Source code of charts
▶

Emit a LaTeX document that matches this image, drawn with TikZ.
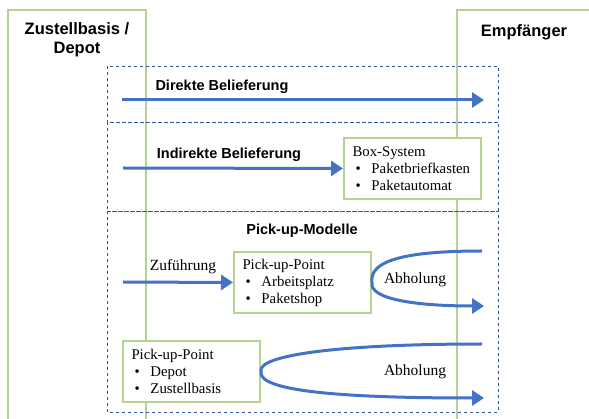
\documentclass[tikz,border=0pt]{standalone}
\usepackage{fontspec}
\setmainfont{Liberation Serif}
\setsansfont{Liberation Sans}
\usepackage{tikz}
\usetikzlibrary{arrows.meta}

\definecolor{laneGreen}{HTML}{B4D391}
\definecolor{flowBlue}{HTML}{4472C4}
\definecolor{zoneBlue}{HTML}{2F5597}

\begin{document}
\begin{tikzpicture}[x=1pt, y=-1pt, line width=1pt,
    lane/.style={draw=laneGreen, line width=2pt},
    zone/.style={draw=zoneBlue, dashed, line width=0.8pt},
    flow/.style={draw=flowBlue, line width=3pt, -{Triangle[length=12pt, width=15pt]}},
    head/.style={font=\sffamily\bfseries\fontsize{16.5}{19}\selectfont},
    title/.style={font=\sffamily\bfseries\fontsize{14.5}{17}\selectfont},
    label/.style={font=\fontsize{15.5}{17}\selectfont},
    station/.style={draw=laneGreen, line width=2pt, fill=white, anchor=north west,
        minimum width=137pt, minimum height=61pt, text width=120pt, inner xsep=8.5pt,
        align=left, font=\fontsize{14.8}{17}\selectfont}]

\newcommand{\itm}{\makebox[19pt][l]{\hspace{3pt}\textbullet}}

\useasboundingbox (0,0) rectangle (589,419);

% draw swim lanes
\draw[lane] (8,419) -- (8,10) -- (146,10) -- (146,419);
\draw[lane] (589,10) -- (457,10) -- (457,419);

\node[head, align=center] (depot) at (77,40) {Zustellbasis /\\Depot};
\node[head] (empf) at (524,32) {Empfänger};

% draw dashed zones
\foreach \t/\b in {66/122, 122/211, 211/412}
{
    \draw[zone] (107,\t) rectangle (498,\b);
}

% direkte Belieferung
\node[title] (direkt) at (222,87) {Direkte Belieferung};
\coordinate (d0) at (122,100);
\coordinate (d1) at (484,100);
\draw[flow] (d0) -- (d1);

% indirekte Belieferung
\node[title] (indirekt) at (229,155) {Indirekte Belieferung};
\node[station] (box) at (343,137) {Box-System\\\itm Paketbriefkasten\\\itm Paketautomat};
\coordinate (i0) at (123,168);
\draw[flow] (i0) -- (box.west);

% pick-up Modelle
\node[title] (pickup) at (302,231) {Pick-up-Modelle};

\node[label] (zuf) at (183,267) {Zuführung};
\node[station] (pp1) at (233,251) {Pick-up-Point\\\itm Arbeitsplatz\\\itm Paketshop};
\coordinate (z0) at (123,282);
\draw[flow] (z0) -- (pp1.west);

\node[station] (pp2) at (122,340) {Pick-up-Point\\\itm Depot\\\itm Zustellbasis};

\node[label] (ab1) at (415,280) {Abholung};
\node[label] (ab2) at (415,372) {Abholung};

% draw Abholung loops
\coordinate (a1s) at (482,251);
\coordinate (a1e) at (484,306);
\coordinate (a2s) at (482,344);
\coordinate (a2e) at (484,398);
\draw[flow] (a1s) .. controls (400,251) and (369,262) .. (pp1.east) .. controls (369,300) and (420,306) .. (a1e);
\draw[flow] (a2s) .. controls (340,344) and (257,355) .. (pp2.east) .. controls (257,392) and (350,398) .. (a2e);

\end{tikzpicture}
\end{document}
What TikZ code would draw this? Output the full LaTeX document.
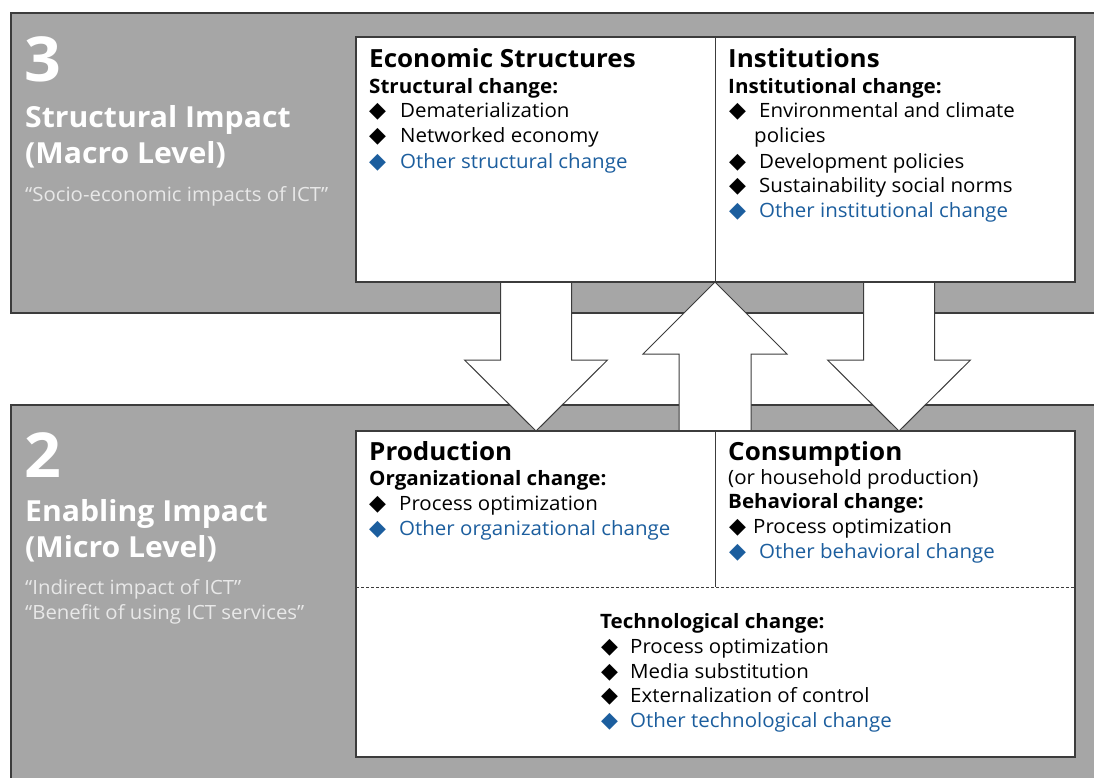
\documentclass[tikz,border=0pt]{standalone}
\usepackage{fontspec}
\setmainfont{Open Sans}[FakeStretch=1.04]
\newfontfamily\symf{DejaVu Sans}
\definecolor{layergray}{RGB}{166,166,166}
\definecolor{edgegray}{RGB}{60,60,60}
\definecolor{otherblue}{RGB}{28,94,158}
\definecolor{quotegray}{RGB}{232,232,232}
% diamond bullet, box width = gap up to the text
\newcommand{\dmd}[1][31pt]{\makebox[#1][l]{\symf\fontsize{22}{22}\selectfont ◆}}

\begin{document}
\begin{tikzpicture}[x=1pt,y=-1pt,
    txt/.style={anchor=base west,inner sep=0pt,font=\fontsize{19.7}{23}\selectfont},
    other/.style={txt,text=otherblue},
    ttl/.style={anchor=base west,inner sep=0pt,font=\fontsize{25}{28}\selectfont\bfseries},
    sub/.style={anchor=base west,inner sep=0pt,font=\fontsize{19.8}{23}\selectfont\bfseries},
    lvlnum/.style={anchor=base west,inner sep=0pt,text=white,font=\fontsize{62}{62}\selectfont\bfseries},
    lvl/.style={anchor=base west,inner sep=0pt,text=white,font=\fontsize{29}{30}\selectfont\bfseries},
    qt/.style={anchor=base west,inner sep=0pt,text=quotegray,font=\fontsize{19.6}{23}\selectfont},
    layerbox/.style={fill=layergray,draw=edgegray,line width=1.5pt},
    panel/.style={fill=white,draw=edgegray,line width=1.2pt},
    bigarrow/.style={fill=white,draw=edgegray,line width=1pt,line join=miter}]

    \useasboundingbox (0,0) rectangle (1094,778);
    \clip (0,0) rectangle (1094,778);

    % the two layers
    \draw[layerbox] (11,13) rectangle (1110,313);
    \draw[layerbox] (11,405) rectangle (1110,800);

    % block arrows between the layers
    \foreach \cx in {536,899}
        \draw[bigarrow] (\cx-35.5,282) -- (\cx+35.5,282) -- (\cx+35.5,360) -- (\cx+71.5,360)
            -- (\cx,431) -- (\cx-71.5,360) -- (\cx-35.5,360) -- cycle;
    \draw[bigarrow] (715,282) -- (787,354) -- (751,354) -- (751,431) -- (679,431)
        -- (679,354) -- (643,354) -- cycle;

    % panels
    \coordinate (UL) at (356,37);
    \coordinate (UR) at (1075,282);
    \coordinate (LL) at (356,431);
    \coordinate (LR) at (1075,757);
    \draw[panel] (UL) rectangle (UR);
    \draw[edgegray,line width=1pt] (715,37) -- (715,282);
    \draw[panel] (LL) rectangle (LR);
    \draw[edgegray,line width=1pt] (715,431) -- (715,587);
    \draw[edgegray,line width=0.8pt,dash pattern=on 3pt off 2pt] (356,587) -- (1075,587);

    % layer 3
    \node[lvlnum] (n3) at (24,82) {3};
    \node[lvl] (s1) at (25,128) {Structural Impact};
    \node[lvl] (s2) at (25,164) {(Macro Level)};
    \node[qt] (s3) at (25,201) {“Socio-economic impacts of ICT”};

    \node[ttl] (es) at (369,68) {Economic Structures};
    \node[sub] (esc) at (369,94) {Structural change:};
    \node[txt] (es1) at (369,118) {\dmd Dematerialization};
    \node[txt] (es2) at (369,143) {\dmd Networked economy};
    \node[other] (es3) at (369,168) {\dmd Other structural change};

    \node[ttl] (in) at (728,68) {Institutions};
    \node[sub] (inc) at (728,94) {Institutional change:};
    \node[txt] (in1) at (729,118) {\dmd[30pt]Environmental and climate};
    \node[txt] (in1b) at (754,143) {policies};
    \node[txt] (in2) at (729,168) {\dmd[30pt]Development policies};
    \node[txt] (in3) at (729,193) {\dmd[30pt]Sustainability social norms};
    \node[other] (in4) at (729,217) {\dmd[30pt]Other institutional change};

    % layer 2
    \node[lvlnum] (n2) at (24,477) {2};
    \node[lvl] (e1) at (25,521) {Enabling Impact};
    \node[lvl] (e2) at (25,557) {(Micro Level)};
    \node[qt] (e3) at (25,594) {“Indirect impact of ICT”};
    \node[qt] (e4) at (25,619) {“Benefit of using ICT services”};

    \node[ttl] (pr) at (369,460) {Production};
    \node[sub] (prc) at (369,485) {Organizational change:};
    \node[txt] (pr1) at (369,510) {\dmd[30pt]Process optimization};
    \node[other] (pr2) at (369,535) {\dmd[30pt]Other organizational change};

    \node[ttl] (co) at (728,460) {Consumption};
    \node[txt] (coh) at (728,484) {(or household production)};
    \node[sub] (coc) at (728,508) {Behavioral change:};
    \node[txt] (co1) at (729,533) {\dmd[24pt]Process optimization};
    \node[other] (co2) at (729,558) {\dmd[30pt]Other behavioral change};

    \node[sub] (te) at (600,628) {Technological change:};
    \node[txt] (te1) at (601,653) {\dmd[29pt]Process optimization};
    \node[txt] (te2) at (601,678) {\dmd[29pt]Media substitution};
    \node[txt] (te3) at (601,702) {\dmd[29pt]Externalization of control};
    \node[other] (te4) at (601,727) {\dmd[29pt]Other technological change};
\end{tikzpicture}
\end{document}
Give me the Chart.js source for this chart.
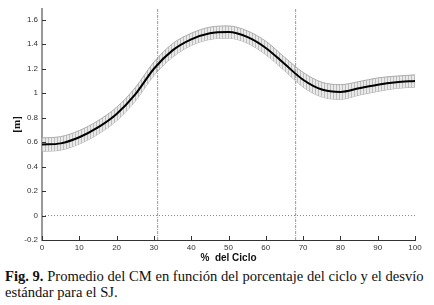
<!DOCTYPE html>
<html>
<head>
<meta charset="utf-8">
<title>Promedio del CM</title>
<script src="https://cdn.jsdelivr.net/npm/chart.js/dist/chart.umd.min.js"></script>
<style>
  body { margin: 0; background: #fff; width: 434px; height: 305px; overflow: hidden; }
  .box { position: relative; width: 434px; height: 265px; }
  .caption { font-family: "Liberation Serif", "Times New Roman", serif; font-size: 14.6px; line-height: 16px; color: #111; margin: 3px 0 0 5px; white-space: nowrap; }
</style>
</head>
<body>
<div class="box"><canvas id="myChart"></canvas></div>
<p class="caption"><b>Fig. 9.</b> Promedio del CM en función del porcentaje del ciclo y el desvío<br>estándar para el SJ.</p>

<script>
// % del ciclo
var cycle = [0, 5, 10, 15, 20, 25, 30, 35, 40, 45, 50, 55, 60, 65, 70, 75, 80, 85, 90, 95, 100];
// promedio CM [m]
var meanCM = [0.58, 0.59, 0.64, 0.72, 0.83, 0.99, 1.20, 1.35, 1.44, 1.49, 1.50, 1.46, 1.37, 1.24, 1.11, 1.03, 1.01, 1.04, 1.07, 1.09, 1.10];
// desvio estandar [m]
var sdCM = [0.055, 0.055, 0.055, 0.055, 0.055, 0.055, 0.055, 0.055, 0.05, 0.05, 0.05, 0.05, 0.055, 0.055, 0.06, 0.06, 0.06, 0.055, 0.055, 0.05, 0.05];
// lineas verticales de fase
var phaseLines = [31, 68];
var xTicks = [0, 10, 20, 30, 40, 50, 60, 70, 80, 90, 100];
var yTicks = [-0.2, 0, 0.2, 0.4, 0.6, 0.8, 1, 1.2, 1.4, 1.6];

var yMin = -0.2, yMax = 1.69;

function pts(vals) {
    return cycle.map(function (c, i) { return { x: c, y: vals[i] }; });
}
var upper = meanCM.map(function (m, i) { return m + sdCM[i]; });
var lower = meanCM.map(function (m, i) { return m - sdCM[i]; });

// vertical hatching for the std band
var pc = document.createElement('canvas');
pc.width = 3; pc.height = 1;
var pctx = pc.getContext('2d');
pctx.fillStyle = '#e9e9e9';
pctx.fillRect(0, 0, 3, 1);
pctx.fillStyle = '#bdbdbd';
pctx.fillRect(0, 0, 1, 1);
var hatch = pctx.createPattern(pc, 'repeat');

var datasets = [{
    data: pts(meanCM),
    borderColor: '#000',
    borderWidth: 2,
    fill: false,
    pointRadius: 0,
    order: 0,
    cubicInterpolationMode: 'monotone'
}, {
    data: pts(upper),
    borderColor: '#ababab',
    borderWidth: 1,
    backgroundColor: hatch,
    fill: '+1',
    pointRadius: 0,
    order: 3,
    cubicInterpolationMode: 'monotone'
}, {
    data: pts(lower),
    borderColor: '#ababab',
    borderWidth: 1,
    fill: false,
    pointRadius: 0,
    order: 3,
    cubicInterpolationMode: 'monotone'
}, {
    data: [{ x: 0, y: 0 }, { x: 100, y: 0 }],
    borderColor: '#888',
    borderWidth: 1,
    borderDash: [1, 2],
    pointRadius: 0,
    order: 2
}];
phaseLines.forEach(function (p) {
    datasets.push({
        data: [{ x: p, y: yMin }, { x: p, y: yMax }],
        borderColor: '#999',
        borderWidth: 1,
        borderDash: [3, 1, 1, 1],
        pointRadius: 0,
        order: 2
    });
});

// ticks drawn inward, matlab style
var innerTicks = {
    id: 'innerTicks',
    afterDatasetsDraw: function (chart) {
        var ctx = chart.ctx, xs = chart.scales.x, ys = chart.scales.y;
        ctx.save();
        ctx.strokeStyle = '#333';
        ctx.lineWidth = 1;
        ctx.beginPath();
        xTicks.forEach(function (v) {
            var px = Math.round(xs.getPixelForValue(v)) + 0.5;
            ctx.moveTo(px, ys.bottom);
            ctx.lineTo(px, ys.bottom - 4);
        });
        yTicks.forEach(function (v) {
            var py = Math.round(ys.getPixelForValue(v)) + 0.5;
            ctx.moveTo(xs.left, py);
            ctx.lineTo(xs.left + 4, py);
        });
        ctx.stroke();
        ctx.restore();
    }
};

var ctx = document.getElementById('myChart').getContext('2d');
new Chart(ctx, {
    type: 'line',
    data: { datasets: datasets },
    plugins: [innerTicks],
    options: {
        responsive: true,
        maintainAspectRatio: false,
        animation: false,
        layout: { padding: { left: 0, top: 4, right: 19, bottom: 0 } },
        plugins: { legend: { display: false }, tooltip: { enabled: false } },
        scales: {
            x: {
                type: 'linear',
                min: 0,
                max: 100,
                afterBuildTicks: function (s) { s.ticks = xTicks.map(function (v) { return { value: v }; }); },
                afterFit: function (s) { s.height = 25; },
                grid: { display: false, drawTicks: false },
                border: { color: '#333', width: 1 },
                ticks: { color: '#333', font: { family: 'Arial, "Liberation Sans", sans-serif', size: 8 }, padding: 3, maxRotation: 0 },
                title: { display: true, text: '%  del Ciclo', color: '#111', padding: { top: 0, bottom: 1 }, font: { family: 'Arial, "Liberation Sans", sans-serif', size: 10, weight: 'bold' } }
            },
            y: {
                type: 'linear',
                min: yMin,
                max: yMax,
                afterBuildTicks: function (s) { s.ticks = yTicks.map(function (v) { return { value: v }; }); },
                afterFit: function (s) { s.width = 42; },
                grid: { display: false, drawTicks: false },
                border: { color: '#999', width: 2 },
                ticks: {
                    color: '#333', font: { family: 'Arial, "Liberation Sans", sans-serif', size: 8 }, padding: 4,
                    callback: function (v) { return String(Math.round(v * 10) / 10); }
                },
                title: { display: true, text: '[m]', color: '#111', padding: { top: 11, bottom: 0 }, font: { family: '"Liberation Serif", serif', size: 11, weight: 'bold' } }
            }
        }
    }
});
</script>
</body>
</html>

◀

■ **Requirements**
Give again, word for word, the lines from the one that contains "What TikZ code" to the one that contains "-- (679,354) -- (643,354) -- cycle;", both included. Omit the pictures.

■ **Result for this exercise**
What TikZ code would draw this? Output the full LaTeX document.
\documentclass[tikz,border=0pt]{standalone}
\usepackage{fontspec}
\setmainfont{Open Sans}[FakeStretch=1.04]
\newfontfamily\symf{DejaVu Sans}
\definecolor{layergray}{RGB}{166,166,166}
\definecolor{edgegray}{RGB}{60,60,60}
\definecolor{otherblue}{RGB}{28,94,158}
\definecolor{quotegray}{RGB}{232,232,232}
% diamond bullet, box width = gap up to the text
\newcommand{\dmd}[1][31pt]{\makebox[#1][l]{\symf\fontsize{22}{22}\selectfont ◆}}

\begin{document}
\begin{tikzpicture}[x=1pt,y=-1pt,
    txt/.style={anchor=base west,inner sep=0pt,font=\fontsize{19.7}{23}\selectfont},
    other/.style={txt,text=otherblue},
    ttl/.style={anchor=base west,inner sep=0pt,font=\fontsize{25}{28}\selectfont\bfseries},
    sub/.style={anchor=base west,inner sep=0pt,font=\fontsize{19.8}{23}\selectfont\bfseries},
    lvlnum/.style={anchor=base west,inner sep=0pt,text=white,font=\fontsize{62}{62}\selectfont\bfseries},
    lvl/.style={anchor=base west,inner sep=0pt,text=white,font=\fontsize{29}{30}\selectfont\bfseries},
    qt/.style={anchor=base west,inner sep=0pt,text=quotegray,font=\fontsize{19.6}{23}\selectfont},
    layerbox/.style={fill=layergray,draw=edgegray,line width=1.5pt},
    panel/.style={fill=white,draw=edgegray,line width=1.2pt},
    bigarrow/.style={fill=white,draw=edgegray,line width=1pt,line join=miter}]

    \useasboundingbox (0,0) rectangle (1094,778);
    \clip (0,0) rectangle (1094,778);

    % the two layers
    \draw[layerbox] (11,13) rectangle (1110,313);
    \draw[layerbox] (11,405) rectangle (1110,800);

    % block arrows between the layers
    \foreach \cx in {536,899}
        \draw[bigarrow] (\cx-35.5,282) -- (\cx+35.5,282) -- (\cx+35.5,360) -- (\cx+71.5,360)
            -- (\cx,431) -- (\cx-71.5,360) -- (\cx-35.5,360) -- cycle;
    \draw[bigarrow] (715,282) -- (787,354) -- (751,354) -- (751,431) -- (679,431)
        -- (679,354) -- (643,354) -- cycle;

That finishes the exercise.